## REQUIRED TASK
Determine how many lines contain the string "this", then reply with that figure only.

## GIVEN DATA
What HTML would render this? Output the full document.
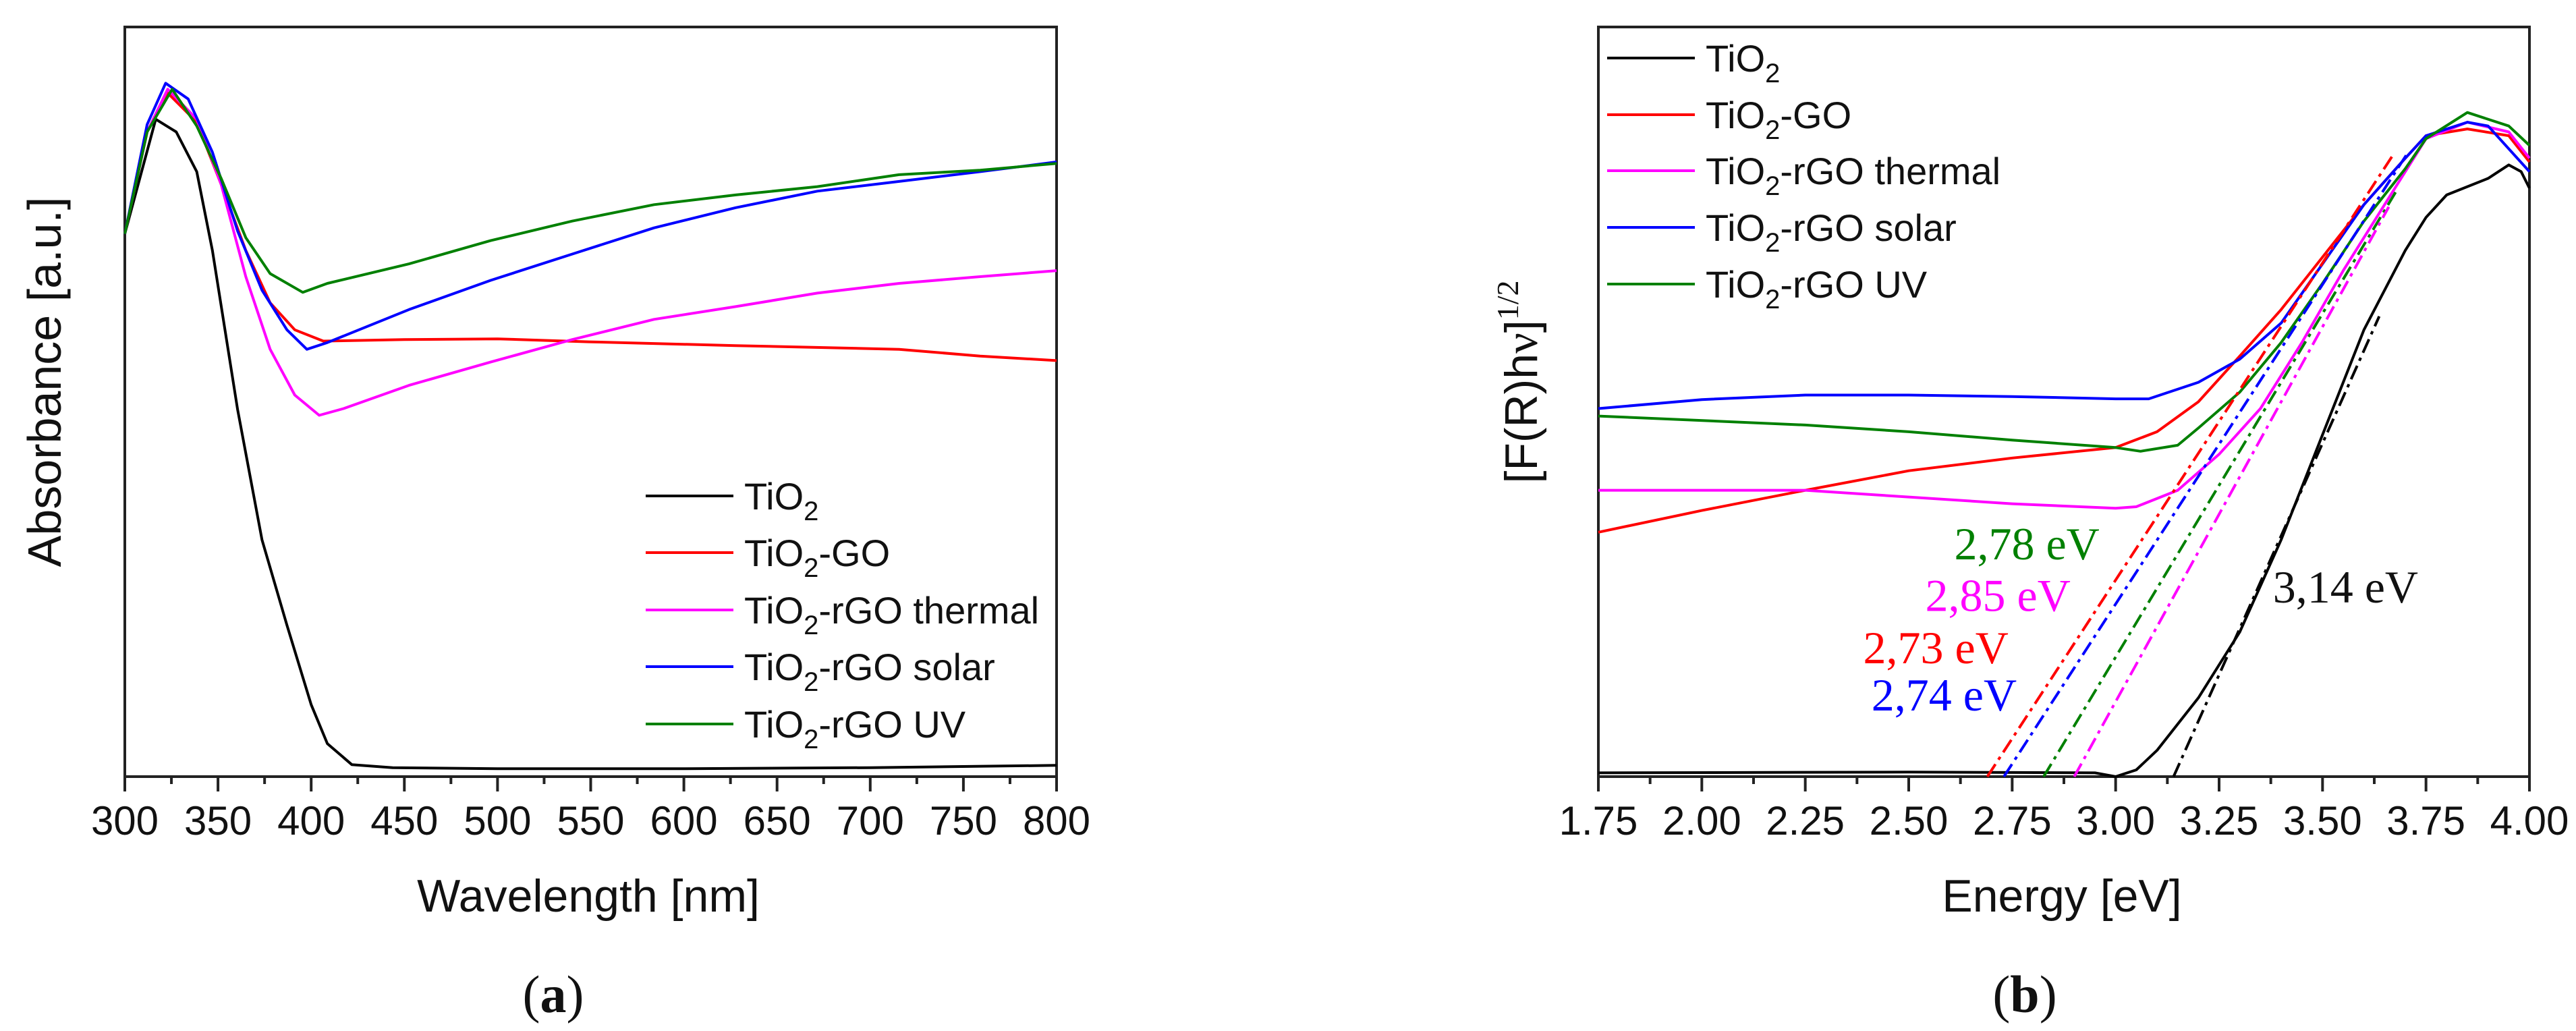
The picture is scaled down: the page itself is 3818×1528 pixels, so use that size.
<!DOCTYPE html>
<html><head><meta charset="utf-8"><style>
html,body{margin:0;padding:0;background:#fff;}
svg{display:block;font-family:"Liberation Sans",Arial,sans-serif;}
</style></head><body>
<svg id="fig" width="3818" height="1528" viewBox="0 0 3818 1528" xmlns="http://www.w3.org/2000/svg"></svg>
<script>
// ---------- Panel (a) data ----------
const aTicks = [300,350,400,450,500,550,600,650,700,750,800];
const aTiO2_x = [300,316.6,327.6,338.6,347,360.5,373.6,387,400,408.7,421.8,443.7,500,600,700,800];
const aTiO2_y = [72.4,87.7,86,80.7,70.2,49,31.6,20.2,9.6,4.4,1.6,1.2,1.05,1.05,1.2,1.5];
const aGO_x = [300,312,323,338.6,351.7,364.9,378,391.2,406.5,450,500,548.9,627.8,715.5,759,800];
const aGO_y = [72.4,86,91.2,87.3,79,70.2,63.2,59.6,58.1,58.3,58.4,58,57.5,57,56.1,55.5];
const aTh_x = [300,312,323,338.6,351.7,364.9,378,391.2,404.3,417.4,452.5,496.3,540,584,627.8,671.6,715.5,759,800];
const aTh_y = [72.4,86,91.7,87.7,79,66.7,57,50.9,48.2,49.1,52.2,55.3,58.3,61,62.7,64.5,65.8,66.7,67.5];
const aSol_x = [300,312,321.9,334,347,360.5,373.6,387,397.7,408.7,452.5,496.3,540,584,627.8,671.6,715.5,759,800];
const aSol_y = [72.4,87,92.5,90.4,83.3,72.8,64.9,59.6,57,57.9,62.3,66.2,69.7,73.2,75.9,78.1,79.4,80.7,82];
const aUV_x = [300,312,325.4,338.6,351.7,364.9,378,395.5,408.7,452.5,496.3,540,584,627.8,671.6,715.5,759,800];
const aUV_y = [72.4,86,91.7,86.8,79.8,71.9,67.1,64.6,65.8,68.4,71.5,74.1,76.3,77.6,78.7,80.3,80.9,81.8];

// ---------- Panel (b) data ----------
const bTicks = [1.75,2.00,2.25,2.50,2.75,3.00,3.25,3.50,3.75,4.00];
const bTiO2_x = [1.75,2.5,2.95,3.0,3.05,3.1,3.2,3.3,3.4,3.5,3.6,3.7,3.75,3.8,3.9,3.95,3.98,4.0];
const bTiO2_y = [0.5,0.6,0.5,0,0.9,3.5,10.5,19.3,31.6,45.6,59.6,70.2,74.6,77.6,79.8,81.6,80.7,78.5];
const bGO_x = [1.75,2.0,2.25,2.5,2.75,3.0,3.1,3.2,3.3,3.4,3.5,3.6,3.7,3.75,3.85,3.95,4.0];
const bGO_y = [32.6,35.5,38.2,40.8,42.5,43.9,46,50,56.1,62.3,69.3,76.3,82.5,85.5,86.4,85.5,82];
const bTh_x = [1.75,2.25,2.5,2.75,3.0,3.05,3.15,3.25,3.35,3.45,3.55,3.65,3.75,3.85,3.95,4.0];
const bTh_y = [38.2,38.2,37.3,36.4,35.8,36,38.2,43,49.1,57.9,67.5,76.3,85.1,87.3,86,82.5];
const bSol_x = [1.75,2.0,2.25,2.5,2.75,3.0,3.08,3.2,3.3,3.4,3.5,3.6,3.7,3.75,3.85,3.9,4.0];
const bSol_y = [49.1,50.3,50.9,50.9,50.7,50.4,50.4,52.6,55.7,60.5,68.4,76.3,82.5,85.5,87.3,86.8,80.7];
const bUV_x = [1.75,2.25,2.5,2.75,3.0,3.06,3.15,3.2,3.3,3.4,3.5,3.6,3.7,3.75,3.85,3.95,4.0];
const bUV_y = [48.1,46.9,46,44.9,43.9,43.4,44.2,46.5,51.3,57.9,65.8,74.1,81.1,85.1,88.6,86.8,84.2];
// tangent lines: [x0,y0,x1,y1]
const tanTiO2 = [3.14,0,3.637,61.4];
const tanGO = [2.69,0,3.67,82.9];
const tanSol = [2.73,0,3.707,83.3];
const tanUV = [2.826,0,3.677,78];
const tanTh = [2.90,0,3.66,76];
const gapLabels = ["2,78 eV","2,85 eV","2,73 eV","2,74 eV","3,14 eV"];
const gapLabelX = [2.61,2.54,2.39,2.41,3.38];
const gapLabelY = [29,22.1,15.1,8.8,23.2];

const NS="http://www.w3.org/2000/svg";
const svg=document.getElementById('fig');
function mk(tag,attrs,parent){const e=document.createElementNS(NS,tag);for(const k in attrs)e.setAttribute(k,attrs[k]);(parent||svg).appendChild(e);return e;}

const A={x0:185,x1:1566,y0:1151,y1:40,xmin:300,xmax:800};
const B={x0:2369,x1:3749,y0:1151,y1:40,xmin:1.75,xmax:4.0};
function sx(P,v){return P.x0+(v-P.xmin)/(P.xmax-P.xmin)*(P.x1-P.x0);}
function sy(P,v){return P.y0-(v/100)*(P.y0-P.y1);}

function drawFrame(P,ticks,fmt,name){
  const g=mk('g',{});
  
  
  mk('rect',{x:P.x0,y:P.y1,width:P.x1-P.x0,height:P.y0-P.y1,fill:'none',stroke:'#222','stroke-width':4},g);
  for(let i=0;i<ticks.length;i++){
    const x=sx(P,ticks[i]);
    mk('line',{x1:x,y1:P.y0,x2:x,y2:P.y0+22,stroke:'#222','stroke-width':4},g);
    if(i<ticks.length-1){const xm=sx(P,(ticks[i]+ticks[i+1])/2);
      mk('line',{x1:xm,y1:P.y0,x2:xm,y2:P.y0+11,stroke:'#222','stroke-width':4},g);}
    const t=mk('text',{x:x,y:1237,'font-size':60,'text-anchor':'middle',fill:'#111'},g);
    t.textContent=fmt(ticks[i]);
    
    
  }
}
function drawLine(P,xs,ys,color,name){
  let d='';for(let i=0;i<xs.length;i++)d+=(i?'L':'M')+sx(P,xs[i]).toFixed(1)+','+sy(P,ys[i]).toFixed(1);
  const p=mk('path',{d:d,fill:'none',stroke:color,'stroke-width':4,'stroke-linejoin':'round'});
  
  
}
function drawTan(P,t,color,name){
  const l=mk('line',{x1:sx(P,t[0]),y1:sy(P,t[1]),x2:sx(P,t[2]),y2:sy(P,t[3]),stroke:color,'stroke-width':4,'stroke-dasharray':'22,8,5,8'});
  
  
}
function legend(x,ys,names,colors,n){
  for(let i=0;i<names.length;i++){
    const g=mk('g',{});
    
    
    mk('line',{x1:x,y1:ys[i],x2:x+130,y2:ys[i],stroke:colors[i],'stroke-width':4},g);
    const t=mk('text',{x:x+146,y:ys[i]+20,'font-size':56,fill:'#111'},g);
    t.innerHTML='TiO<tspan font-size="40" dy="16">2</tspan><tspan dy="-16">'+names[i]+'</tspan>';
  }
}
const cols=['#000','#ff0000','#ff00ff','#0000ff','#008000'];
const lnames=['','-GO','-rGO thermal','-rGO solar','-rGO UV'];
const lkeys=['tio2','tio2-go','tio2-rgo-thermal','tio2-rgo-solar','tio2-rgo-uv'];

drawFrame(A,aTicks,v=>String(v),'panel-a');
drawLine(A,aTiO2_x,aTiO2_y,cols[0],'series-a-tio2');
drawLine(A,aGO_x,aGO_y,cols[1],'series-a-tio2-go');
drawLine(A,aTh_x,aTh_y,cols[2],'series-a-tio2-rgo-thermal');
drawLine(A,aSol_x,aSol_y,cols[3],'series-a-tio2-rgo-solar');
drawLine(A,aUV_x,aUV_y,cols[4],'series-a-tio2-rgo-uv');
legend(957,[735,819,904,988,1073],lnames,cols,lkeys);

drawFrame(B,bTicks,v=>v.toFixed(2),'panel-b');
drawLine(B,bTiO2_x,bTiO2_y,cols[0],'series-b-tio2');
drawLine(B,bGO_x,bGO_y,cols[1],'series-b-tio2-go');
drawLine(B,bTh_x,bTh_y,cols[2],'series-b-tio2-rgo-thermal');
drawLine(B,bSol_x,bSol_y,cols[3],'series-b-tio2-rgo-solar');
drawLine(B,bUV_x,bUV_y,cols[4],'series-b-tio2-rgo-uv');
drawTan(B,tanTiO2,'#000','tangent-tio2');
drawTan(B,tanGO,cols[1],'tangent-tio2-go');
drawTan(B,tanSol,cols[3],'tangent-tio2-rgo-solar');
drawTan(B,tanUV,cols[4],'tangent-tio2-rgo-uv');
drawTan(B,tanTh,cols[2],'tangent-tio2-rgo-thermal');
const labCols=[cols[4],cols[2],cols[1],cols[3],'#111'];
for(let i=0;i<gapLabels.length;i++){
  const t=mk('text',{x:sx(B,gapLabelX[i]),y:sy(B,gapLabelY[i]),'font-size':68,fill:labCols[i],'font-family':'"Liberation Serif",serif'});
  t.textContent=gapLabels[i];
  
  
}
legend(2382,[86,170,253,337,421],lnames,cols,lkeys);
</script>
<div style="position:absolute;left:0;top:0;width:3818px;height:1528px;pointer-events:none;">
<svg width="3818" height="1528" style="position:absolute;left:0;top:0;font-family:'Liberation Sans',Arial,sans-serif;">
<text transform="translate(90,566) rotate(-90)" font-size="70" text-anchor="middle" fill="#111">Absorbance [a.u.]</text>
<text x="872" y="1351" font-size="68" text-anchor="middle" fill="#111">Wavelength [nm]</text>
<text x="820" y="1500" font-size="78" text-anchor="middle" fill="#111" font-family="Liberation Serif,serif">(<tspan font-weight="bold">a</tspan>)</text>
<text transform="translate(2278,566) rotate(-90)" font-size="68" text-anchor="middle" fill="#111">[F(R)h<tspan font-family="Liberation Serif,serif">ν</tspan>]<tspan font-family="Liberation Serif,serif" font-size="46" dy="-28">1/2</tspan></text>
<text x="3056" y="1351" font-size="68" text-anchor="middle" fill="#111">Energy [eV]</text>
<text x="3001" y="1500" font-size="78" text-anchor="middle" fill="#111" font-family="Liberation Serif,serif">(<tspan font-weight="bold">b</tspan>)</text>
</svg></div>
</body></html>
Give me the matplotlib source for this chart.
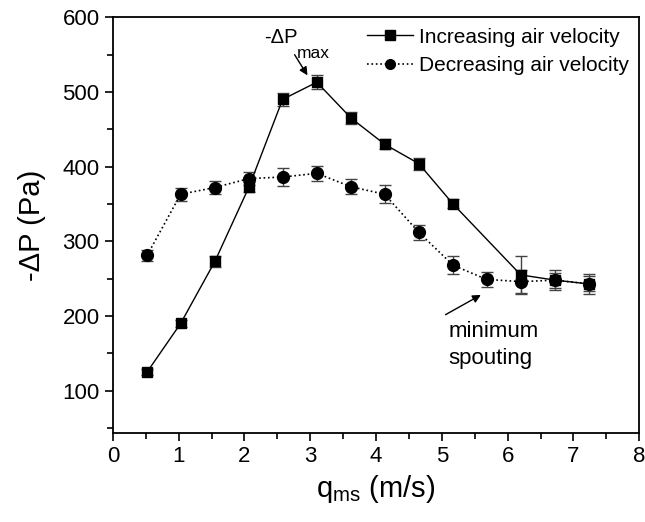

## COMPLETED TASK
2